A player who scores well on individual metrics may still be a poor fit for the team. Squad fit analysis evaluates how a potential signing would integrate into the existing squad.

def assess_squad_fit(
    candidate: pd.Series,
    current_squad: pd.DataFrame,
    tactical_profile: dict,
    position: str = 'striker'
) -> dict:
    """Evaluate how well a candidate fits the existing squad.

    Args:
        candidate: Series with the candidate's metrics.
        current_squad: DataFrame with current squad members.
        tactical_profile: Dict describing the team's tactical approach.
        position: Position the candidate would fill.

    Returns:
        Dictionary with fit scores across multiple dimensions.
    """
    fit_scores = {}

    # Age profile fit: does the candidate fill an age gap?
    position_players = current_squad[
        current_squad['position_group'] == position
    ]
    avg_age = position_players['age'].mean()
    fit_scores['age_balance'] = 1.0 - abs(
        candidate['age'] - tactical_profile.get('ideal_age', 25)
    ) / 10.0

    # Wage structure fit
    if 'estimated_wages' in candidate.index:
        max_wage = current_squad['wages'].quantile(0.9)
        fit_scores['wage_fit'] = min(
            1.0, max_wage / max(candidate['estimated_wages'], 1)
        )

    # Tactical complementarity
    if tactical_profile.get('needs_aerial_threat', False):
        fit_scores['aerial_fit'] = min(
            candidate.get('aerial_won_pct', 0) / 60.0, 1.0
        )

    if tactical_profile.get('needs_pressing', False):
        fit_scores['pressing_fit'] = min(
            candidate.get('pressing_actions_p90', 0) / 25.0, 1.0
        )

    # Overall fit score
    fit_scores['overall'] = np.mean(list(fit_scores.values()))

    return fit_scores

Lesson Learned --- Scouting: The greatest risk in data-driven scouting is not analytical error but organizational misalignment. If the analytics department produces a shortlist that the head coach does not trust or the sporting director cannot negotiate within budget, the entire exercise is wasted. Successful scouting campaigns require continuous communication between analytics, coaching, scouting, and recruitment departments. The data narrows the funnel; human judgment and relationships close the deal.

29.2.8 Financial Modeling

Transfer decisions are fundamentally financial decisions. The analytics department should provide financial context alongside performance analysis:

def estimate_transfer_value(
    player: pd.Series,
    market_conditions: dict
) -> dict:
    """Estimate a player's transfer value and assess financial viability.

    Args:
        player: Series with player attributes and market data.
        market_conditions: Dict with current market parameters.

    Returns:
        Dictionary with value estimates and financial projections.
    """
    # Base valuation from market comparables
    base_value = player.get('market_value_eur', 0)
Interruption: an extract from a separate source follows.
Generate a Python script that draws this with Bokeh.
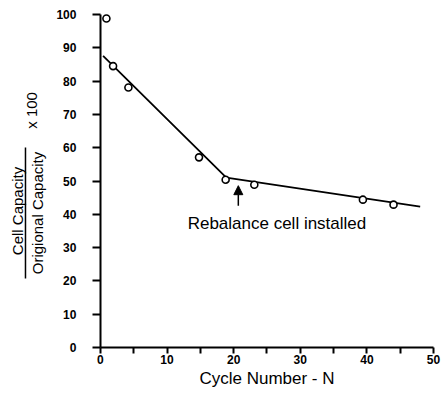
import math
from bokeh.plotting import figure
from bokeh.models import Label, Arrow, NormalHead, Range1d, FixedTicker, LinearAxis
from bokeh.embed import file_html
from bokeh.resources import INLINE

# Data
cycle = [0.9, 1.9, 4.2, 14.8, 18.8, 23.1, 39.4, 44.0]
capacity = [98.8, 84.5, 78.1, 57.1, 50.4, 48.9, 44.4, 42.9]
fit_cycle = [0.4, 18.9, 48.0]
fit_capacity = [87.6, 51.0, 42.3]
x_ticks = [0, 10, 20, 30, 40, 50]
x_minor_ticks = [5, 15, 25, 35, 45]
y_ticks = [0, 10, 20, 30, 40, 50, 60, 70, 80, 90, 100]
rebalance_cycle = 20.7
rebalance_arrow = [42.6, 48.6]

FONT = "Liberation Sans"

# frame covers the whole canvas; axes are fixed at data 0
p = figure(width=441, height=400, output_backend="svg", toolbar_location=None,
           x_range=Range1d(-15.0, 51.2), y_range=Range1d(-15.9, 104.2),
           x_axis_location=None, y_axis_location=None,
           min_border=0, title=None)
p.outline_line_color = None
p.grid.visible = False
p.background_fill_color = "white"
p.border_fill_color = "white"

xaxis = LinearAxis(fixed_location=0, bounds=(0, 50))
yaxis = LinearAxis(fixed_location=0, bounds=(0, 100))
p.add_layout(xaxis, "below")
p.add_layout(yaxis, "left")

for ax in (xaxis, yaxis):
    ax.axis_line_width = 2
    ax.axis_line_color = "black"
    ax.major_tick_line_width = 2
    ax.major_tick_line_color = "black"
    ax.major_tick_in = 0
    ax.major_label_text_font = FONT
    ax.major_label_text_font_style = "bold"
    ax.major_label_text_font_size = "12px"
    ax.major_label_text_color = "black"
    ax.axis_label_text_color = "black"

xaxis.ticker = FixedTicker(ticks=x_ticks, minor_ticks=x_minor_ticks)
xaxis.major_tick_out = 6
xaxis.minor_tick_out = 6
xaxis.minor_tick_in = 0
xaxis.minor_tick_line_width = 2
xaxis.minor_tick_line_color = "black"
xaxis.major_label_standoff = 1
xaxis.axis_label = "Cycle Number - N"
xaxis.axis_label_text_font = FONT
xaxis.axis_label_text_font_style = "normal"
xaxis.axis_label_text_font_size = "17px"
xaxis.axis_label_standoff = 2

yaxis.ticker = FixedTicker(ticks=y_ticks)
yaxis.minor_tick_line_color = None
yaxis.major_tick_out = 8
yaxis.major_label_standoff = 16

# fitted line and points
p.line(fit_cycle, fit_capacity, line_color="black", line_width=1.8)
p.scatter(cycle, capacity, size=7, marker="circle", fill_color="white",
          line_color="black", line_width=1.6)

# annotation
p.add_layout(Arrow(end=NormalHead(size=9, fill_color="black", line_color="black"),
                   x_start=rebalance_cycle, y_start=rebalance_arrow[0],
                   x_end=rebalance_cycle, y_end=rebalance_arrow[1],
                   line_width=1.5, line_color="black"))
p.add_layout(Label(x=26.5, y=37.3, text="Rebalance cell installed",
                   text_align="center", text_baseline="alphabetic",
                   text_font=FONT, text_font_size="17px", text_color="black"))

# y-axis label drawn as a fraction
p.add_layout(Label(x=-12.45, y=41.0, angle=math.pi / 2, text="Cell Capacity",
                   text_align="center", text_baseline="alphabetic",
                   text_font=FONT, text_font_size="15px", text_color="black"))
p.add_layout(Label(x=-9.45, y=40.4, angle=math.pi / 2, text="Origional Capacity",
                   text_align="center", text_baseline="alphabetic",
                   text_font=FONT, text_font_size="15px", text_color="black"))
p.add_layout(Label(x=-10.3, y=71.2, angle=math.pi / 2, text="x 100",
                   text_align="center", text_baseline="alphabetic",
                   text_font=FONT, text_font_size="15px", text_color="black"))
p.add_layout(Arrow(end=None, start=None, x_start=-11.25, y_start=20.7,
                   x_end=-11.25, y_end=60.1, line_width=1.5, line_color="black"))

open("out.html", "w").write(file_html(p, INLINE))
    # Contract adjustment: fewer years remaining = lower fee
    contract_factor = min(player.get('contract_years', 3) / 4.0, 1.0)

    # Age adjustment: premium for peak years, discount otherwise
    age = player.get('age', 25)
    if 23 <= age <= 27:
        age_factor = 1.1
    elif age < 23:
        age_factor = 1.05
    else:
        age_factor = max(0.6, 1.0 - (age - 27) * 0.08)

    estimated_fee = base_value * contract_factor * age_factor

    # Amortization over expected contract length
    contract_length = market_conditions.get('standard_contract_years', 4)
    annual_amortization = estimated_fee / contract_length

    return {
        'estimated_fee': estimated_fee,
        'annual_amortization': annual_amortization,
        'estimated_wages_annual': player.get('estimated_wages', 0) * 52,
        'total_annual_cost': (
            annual_amortization + player.get('estimated_wages', 0) * 52
        ),
        'contract_factor': contract_factor,
        'age_factor': age_factor,
    }

29.2.9 Final Shortlist and Reporting

The final shortlist is produced by combining composite scores, similarity analysis, squad fit assessment, and financial modeling. The output is a structured report for the sporting director that includes radar charts, statistical profiles, and risk assessments for each candidate.

Practical Tip --- The Scouting Report: The final scouting report should be concise (no more than two pages per candidate) and structured consistently. Each candidate profile should include: (1) a radar chart showing their percentile rankings, (2) a one-paragraph statistical summary, (3) a squad fit assessment, (4) a financial summary with estimated total annual cost, (5) key strengths and risk factors, and (6) recommended video clips for the coaching staff to review.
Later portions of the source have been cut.